**Description of the task**
Produce nothing but an exact copy of the lines from the one containing "Output the component" through the one containing "import * as", and do not carry over pictures.
......
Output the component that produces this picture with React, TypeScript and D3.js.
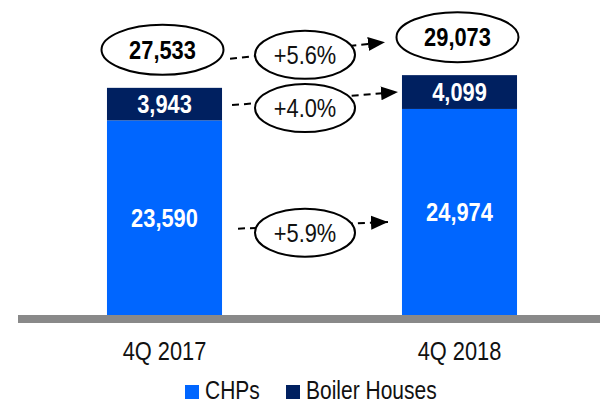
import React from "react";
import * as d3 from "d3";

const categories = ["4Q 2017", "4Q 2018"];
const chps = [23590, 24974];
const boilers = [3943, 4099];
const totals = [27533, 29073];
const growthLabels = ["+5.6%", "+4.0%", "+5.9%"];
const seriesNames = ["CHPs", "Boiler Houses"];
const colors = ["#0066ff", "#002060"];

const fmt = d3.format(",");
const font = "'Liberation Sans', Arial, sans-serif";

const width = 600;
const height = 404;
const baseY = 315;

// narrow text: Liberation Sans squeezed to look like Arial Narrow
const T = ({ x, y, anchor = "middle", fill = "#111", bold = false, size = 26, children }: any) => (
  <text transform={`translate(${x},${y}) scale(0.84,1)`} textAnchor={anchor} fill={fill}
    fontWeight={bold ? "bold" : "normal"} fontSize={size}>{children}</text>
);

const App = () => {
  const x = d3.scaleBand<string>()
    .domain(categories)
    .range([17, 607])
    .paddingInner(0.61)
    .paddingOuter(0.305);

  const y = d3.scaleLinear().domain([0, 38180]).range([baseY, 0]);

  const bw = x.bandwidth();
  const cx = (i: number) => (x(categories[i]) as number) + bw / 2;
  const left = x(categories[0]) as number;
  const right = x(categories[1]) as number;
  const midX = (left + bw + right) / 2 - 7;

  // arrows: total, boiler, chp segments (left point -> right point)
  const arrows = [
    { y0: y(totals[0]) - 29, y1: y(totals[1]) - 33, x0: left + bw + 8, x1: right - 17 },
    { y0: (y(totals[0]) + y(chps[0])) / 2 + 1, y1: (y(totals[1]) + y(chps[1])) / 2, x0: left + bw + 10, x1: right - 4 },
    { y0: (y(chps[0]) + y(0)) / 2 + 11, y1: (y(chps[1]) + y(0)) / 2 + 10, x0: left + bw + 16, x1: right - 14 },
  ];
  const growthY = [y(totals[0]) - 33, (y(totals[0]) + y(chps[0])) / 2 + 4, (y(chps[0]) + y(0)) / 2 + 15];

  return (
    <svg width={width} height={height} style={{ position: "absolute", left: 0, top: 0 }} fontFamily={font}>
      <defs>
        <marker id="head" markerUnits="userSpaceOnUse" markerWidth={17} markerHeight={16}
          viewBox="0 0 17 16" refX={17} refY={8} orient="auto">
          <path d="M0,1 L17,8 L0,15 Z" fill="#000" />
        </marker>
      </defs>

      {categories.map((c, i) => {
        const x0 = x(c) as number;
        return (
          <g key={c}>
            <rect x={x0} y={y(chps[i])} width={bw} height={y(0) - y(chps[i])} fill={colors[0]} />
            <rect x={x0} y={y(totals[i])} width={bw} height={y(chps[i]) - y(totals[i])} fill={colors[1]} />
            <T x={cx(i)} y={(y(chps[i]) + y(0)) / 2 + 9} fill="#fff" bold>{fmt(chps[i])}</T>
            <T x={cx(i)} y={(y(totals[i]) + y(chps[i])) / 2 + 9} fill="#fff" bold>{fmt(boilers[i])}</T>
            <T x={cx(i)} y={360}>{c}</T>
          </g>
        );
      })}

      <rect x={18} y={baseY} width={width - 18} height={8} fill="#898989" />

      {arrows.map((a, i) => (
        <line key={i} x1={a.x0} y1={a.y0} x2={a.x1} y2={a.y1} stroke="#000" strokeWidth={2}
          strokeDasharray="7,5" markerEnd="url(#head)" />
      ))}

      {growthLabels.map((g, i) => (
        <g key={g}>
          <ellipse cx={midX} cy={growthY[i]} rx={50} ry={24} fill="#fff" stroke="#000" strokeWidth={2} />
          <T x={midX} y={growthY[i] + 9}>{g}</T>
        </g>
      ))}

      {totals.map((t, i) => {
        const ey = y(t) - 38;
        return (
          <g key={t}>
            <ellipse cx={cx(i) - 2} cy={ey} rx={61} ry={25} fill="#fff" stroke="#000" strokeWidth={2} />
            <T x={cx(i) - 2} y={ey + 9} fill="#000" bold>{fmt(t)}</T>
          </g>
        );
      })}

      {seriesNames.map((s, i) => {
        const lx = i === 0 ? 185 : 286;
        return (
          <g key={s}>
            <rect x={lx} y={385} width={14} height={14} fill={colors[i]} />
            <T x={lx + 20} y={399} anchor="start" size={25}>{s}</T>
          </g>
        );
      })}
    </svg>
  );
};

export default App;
......
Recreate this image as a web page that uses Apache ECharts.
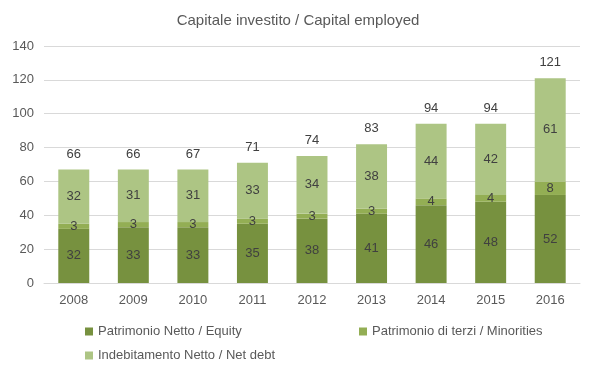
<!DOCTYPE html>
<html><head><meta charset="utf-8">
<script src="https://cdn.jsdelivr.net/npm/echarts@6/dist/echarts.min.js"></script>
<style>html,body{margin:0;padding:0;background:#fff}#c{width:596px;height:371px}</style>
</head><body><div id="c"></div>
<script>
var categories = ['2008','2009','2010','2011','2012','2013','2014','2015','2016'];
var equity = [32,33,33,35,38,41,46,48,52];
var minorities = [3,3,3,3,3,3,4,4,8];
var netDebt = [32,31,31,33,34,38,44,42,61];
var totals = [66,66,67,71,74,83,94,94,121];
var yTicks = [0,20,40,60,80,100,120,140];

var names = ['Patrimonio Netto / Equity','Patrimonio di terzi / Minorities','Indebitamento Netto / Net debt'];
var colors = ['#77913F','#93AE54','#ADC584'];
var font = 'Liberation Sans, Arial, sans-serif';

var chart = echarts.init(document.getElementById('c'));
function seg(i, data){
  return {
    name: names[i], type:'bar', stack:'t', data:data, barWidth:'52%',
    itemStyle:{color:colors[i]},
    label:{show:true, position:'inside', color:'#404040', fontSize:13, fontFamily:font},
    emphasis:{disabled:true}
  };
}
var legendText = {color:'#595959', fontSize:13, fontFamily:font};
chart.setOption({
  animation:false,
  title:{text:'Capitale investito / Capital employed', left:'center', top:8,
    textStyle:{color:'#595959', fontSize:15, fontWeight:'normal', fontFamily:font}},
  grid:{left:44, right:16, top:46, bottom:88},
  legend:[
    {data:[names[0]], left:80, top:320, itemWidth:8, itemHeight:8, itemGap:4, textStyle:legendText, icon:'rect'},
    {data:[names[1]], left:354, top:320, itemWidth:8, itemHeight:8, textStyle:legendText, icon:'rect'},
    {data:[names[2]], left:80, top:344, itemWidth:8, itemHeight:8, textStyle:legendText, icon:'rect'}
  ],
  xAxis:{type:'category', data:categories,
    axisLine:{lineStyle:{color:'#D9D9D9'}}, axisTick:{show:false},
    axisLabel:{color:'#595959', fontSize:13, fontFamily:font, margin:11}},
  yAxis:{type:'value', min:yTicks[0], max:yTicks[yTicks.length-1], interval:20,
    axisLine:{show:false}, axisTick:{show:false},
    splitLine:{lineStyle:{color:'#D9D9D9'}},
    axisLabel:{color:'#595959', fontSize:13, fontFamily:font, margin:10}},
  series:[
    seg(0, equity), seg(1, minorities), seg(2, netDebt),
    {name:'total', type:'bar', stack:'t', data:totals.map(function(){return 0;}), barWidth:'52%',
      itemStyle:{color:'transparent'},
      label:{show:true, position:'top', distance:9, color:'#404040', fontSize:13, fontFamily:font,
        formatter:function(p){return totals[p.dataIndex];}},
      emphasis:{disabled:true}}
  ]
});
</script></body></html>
......
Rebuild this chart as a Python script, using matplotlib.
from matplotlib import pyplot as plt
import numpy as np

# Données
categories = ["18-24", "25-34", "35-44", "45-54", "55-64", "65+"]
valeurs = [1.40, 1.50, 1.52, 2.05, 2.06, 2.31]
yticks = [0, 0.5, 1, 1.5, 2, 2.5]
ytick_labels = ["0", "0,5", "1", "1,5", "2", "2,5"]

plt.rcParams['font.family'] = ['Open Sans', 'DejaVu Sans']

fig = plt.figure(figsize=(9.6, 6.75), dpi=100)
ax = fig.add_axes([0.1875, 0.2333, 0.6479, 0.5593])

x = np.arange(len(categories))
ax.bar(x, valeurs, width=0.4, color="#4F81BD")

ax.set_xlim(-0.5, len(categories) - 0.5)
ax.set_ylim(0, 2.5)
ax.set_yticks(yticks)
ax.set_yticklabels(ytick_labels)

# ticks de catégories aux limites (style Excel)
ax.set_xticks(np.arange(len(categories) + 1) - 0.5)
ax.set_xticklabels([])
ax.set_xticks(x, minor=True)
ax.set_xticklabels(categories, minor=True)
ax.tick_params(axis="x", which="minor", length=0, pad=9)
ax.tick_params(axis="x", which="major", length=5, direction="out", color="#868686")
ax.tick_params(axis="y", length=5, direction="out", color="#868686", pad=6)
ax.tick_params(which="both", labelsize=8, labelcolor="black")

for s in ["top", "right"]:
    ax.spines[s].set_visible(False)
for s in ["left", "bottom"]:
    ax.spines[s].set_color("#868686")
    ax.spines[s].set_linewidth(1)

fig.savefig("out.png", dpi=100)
......
**Exercise answer**
Output the component that produces this picture with React, TypeScript and D3.js.
import React from "react";
import * as d3 from "d3";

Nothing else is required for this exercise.